Information provided:
================================

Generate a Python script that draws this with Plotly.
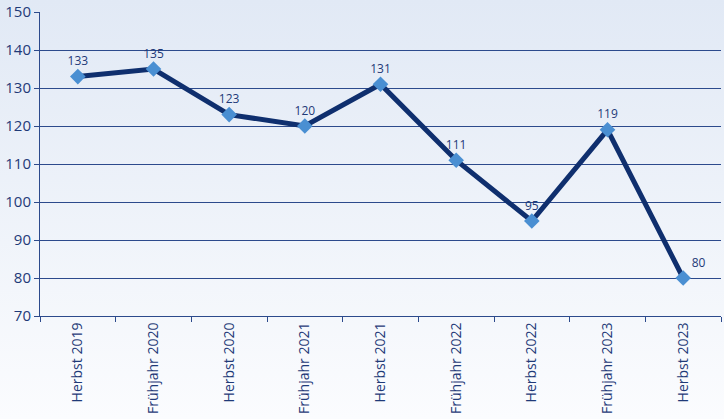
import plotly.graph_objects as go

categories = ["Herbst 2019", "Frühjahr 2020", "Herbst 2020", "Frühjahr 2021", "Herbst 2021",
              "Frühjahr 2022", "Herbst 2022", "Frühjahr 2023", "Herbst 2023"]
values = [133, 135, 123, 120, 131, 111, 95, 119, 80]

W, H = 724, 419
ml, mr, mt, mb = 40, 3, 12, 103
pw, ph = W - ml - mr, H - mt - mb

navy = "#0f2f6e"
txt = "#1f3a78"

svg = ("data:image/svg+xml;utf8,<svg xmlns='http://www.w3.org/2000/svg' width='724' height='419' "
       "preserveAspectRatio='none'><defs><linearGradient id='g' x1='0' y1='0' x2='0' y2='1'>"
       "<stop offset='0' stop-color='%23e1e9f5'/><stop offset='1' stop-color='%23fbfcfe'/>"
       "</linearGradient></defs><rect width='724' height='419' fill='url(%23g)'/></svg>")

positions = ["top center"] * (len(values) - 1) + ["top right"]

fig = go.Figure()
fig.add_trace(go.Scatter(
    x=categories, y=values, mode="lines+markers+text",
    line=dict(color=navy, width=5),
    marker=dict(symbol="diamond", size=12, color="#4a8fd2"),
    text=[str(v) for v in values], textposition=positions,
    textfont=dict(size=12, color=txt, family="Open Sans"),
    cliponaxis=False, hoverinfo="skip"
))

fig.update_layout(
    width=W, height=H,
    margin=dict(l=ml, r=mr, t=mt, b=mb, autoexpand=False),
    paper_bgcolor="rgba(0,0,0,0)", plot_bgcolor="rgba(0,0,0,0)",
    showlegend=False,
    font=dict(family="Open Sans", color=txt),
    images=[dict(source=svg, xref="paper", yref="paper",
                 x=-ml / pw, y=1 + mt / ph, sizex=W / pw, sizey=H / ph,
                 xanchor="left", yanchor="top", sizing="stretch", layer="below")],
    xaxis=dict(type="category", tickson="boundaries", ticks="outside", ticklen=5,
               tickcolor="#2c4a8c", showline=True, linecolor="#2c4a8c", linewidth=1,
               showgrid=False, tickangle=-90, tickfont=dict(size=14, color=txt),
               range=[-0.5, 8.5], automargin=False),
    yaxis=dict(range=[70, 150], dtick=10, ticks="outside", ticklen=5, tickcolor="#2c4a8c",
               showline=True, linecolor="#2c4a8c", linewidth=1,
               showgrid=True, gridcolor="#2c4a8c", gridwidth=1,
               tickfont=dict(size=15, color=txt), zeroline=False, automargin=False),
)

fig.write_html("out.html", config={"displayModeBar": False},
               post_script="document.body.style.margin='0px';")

================================

Instructions to follow:
Every line from the start of the listing above through the line with "import plotly.graph_objects as go" should be repeated exactly; skip the pictures and add nothing else.

Solved exercise:
Generate a Python script that draws this with Plotly.
import plotly.graph_objects as go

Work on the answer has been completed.